Calvinist profession of faith

The Scots Confession (also called the Scots Confession of 1560) is a Confession of Faith written in 1560 by six leaders of the Protestant Reformation in Scotland. The text of the Confession was the first subordinate standard for the Protestant church in Scotland. Along with the Book of Discipline and the Book of Common Order, this is considered to be a formational document for the Church of Scotland during the time.

In August 1560 the Parliament of Scotland agreed to reform the religion of the country. To enable them to decide what the Reformed Faith was to be, they set John Knox as the superintendent over John Winram, John Spottiswood, John Willock, John Douglas, and John Row, known hereafter as "the Six Johns", to prepare a Confession of Faith. This they did in four days. The 25 Chapters of the Confession spell out a contemporary statement of the Christian faith as understood by the followers of John Calvin during his lifetime. Although the Confession and its accompanying documents were the product of the joint effort of the Six Johns, its authorship is customarily attributed to John Knox.

While the Parliament approved the Confession on 27 August 1560, acting outside the terms of the Treaty of Edinburgh to do so, Mary, Queen of Scots, a Roman Catholic, refused to agree, and the Confession was not approved by the monarch until 1567, after Mary's overthrow.
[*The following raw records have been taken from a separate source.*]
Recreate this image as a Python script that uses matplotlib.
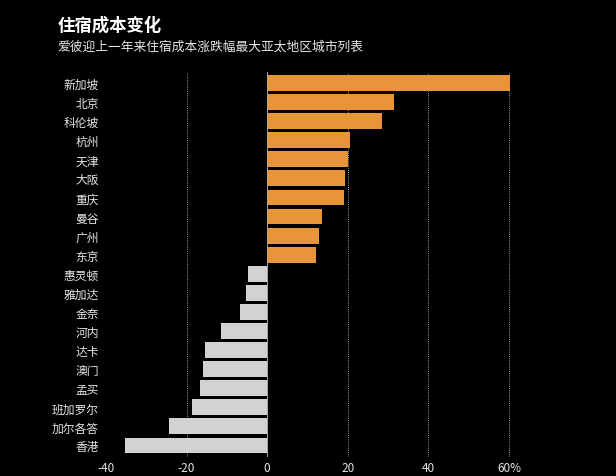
import matplotlib.pyplot as plt
import numpy as np

plt.rcParams['font.family'] = ['Noto Sans CJK SC', 'DejaVu Sans']

cities = ['新加坡', '北京', '科伦坡', '杭州', '天津', '大阪', '重庆', '曼谷', '广州', '东京',
          '惠灵顿', '雅加达', '金奈', '河内', '达卡', '澳门', '孟买', '班加罗尔', '加尔各答', '香港']
changes = [60.3, 31.4, 28.5, 20.6, 20.0, 19.2, 19.0, 13.6, 12.9, 12.1,
           -4.7, -5.3, -6.7, -11.5, -15.4, -15.8, -16.7, -18.7, -24.4, -35.3]
xticks = [-40, -20, 0, 20, 40, 60]
xtick_labels = ['-40', '-20', '0', '20', '40', '60%']

fig = plt.figure(figsize=(6.16, 4.77), dpi=100, facecolor='black')
ax = fig.add_axes([0.172, 0.04, 0.664, 0.808], facecolor='black')

y = np.arange(len(cities))
colors = ['#e8953a' if v > 0 else '#d2d2d2' for v in changes]

# grid lines go under the bars
for g in [-20, 20, 40, 60]:
    ax.axvline(g, color='#9a9a9a', lw=0.7, ls=(0, (1, 1.2)), zorder=0)
ax.axvline(0, color='#aaaaaa', lw=0.7, zorder=3)

ax.barh(y, changes, height=0.83, color=colors, zorder=2)

ax.set_xlim(-40, 61.5)
ax.set_ylim(len(cities) - 0.4, -0.6)
ax.set_yticks(y)
ax.set_yticklabels(cities)
ax.set_xticks(xticks)
ax.set_xticklabels(xtick_labels)
ax.tick_params(axis='y', length=0, pad=5, labelsize=8.5, labelcolor='#e6e6e6')
ax.tick_params(axis='x', length=0, pad=3, labelsize=8.5, labelcolor='#e6e6e6')
for s in ax.spines.values():
    s.set_visible(False)

fig.text(0.094, 0.947, '住宿成本变化', color='white', fontsize=12.5,
         fontweight='bold', va='center')
fig.text(0.094, 0.901, '爱彼迎上一年来住宿成本涨跌幅最大亚太地区城市列表',
         color='#e6e6e6', fontsize=9.2, va='center')

plt.savefig('out.png', facecolor='black')
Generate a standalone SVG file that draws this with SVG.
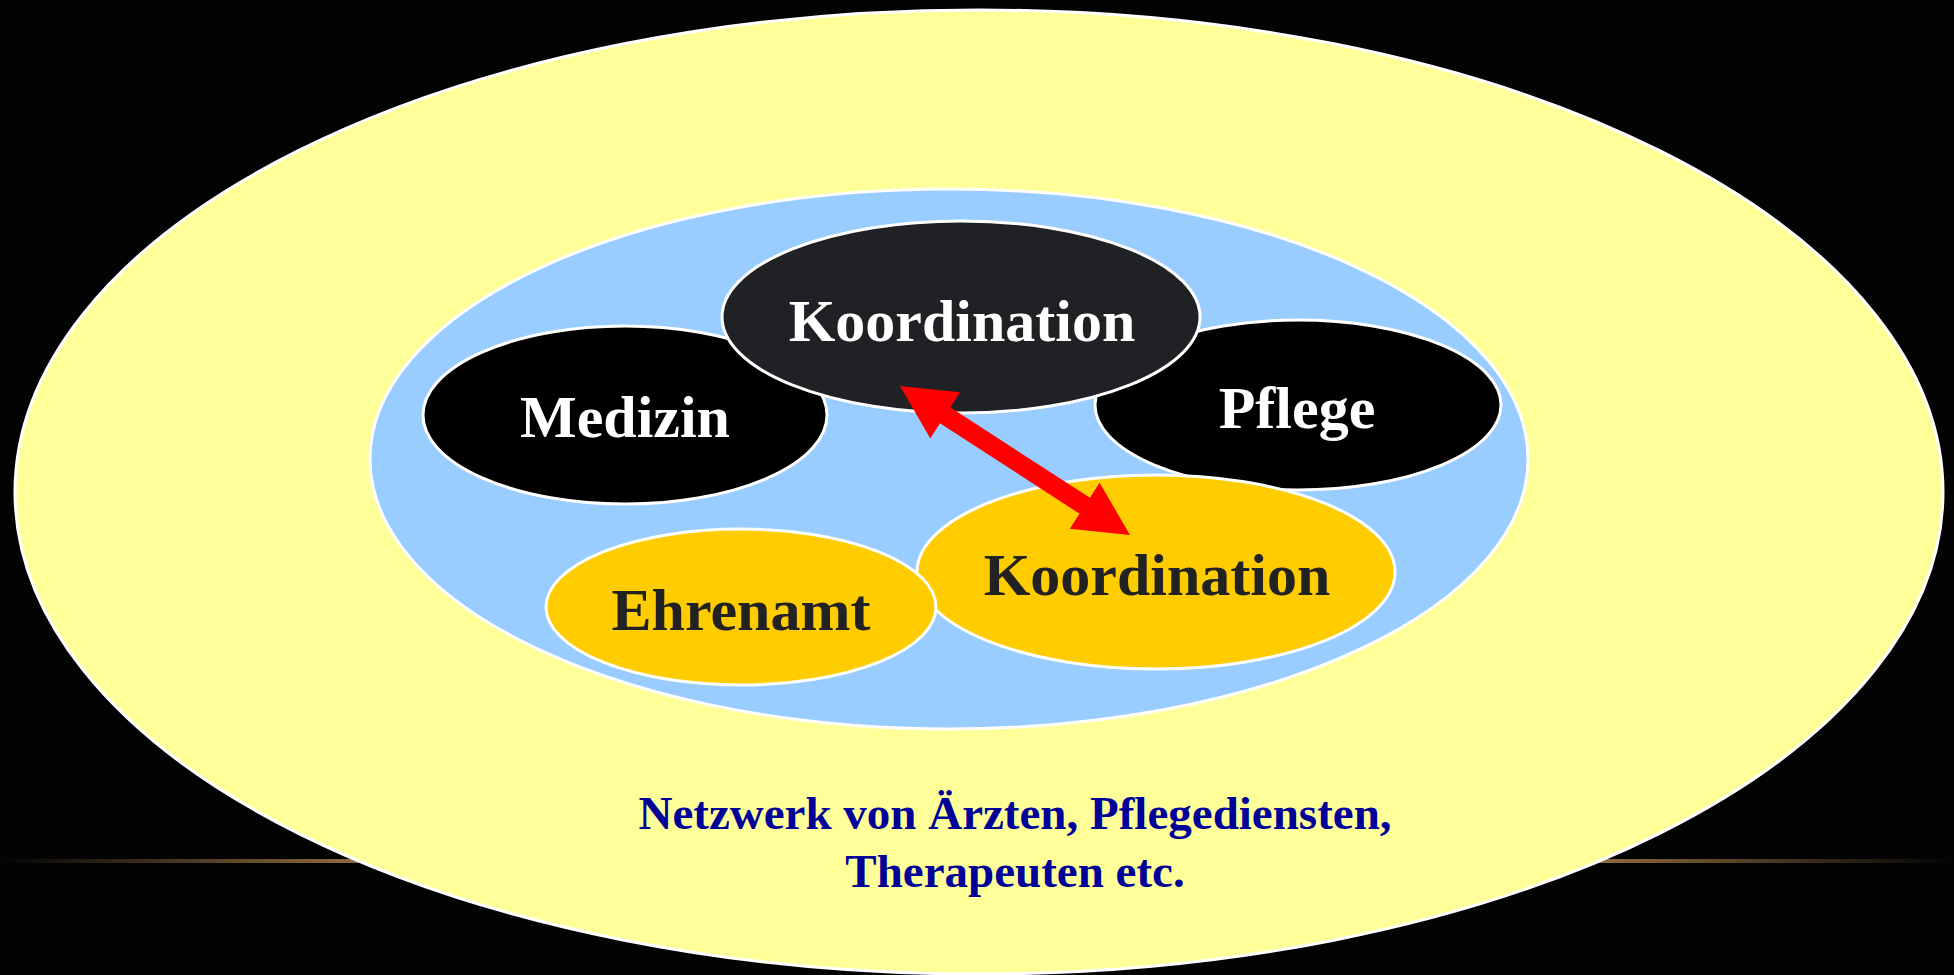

It remained the Confession of the Church of Scotland until it was superseded by the Westminster Confession of Faith on 27 August 1647. However, the confession itself begins by stating that the Parliament "ratifeit and apprevit [the confession] as wholesome and sound doctrine grounded upon the infallible truth of God's word"; thus, though changes within societies may have diminished its relevance, believers hold that the authority of its statements is rooted not in parliamentary approval but in, as it says, "the infallible truth of God's word".

In 1967, it was included in the United Presbyterian Church in the U.S.A.'s Book of Confessions alongside various other confessional standards, and remains in the current Presbyterian Church (U.S.A.)'s Book of Confessions.

As the Confession of Faith Ratification Act 1560, the Confession remains part of Scots law.